The essence of the Presentation in the Temple can be distilled down to one word: discernment. As with most exercises in discernment, not all people get it. The prophet Simeon sees the Glory of the People Israel, for the Holy Spirit is upon him. And he responds at the sight of Jesus by launching into one of St. Luke's best known arias, the Nunc dimittis, for the mood here is definitely operatic (we moderns would say). In addition, the prophetess Anna sees the Christ, for her soul has become exquisitely sensitive following years of holy life lived within the Temple. By contrast, Jesus' guardian, the ever-steady Joseph, does not understand Simeon's words. Nor does Mary, who holds more puzzle pieces concerning the mystery of Jesus than anyone. Luke underlines this point by following the Presentation immediately with the narrative of Jesus being found debating with the great theological doctors: "And they [Mary and Joseph] did not understand the saying which he spoke to them" (Lk 2:50).
As you know, for centuries the heresy of Arianism dominated the Church.
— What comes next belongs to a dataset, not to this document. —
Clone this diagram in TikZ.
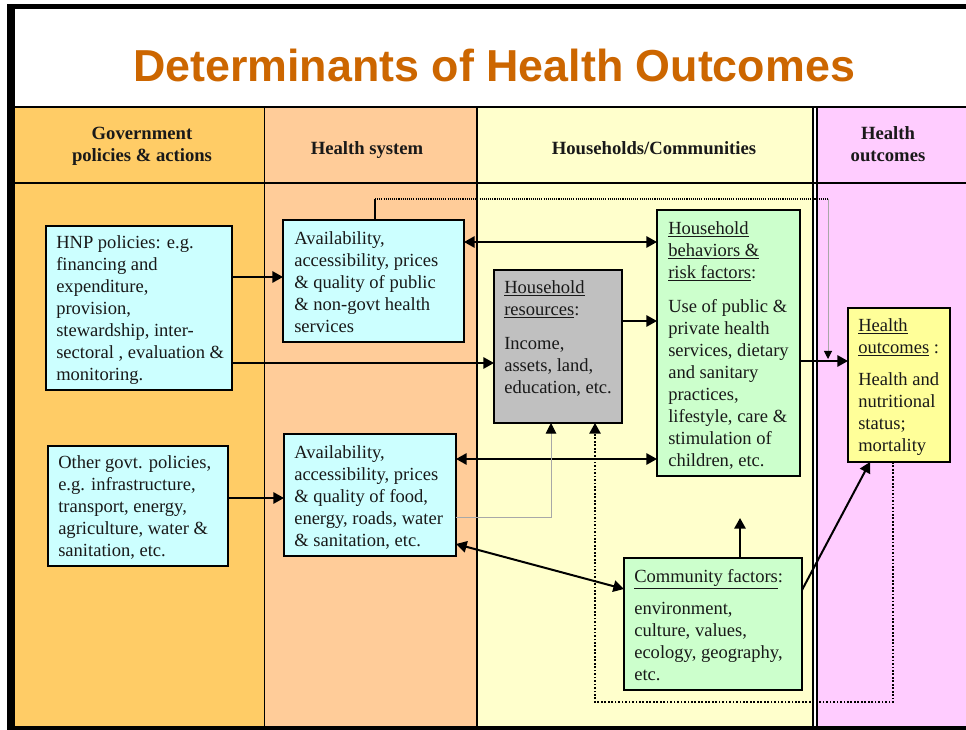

The heresy of our time is Universalism, the doctrine that all people go to Heaven. A version of Universalism is a doctrine known as Eternal Security, that once you have accepted Jesus as your Lord and Savior, you go to Heaven no matter how depraved your secret life, how reprobate your soul, or how cruel your conduct of life may be. But these are weighty subjects that are bound to veer into Election, Predestination, and other highly controverted topics. Suffice it say, that Universalism is a heresy and that it led Vatican II translators of the Roman Canon of the Mass to render a Greek word that plainly means many as the English word all.
No question, God desires the salvation of all people. Equally doubtless is God's invites all of us to Heaven. Nonetheless, a response is required on our parts. We cannot simply say we love God, however truly we might feel it for a few moments, and then decide the question of our salvation has been resolved. God's desire is that we seek Him, that we discern Him, that we be watchers for Him both night and day.
Pope Benedict XVI addresses the subject with admirable balance and concision:
There can be no question of misrepresentation here, since whichever of the formulations is
allowed to stand [that Jesus died for all or that He died for many], we must in any case listen to
the whole of the gospel message: that the Lord truly loves everyone and that he died for all.
And the other aspect: that he does not, by some magic trick, set aside our freedom but allows
us to choose to enter into his great mercy.
Discernment and careful reflection go to the core of spiritual life. Now, I am not suggesting that all theologians go to Heaven. In fact, the state of 20th and 21st c. theology suggests an important principle: the mind, however excellent, will not lead you to God. No, our journey to Heaven has far more to do with our hearts than our heads. "And Mary pondered all these things in her heart."
Mary does not grasp intellectually that Jesus is the Christ. She knows that something very big, and certainly divine, is at constantly happening, but she cannot grasp Simeon's meaning. And it is on account of Mary that we learn another, very important principle: Because God's blessing falls on only two people, Simeon and Anna, does not signify that everyone else here is disfavored. That is, God's blessing on one person never equates to a curse upon the one who did not receive blessing. Mary disfavored? Josephs disfavored? No, they are a different journey from Simeon and Anna. Their blessing will be different.
Sisters, blessing is falling all around us today! And there is particular blessing — peace unto the earth itself — on account of those in whom God takes special delight. And why shouldn't Father God delight in those who have received the gift of His Son with such rejoicing:
"Lord, now lettest thou thy servant depart in peace,
according to thy word;
for mine eyes have seen thy salvation
which thou hast prepared before the face of all people,
a light to enlighten to the Gentiles,
and to be the glory of thy people Israel."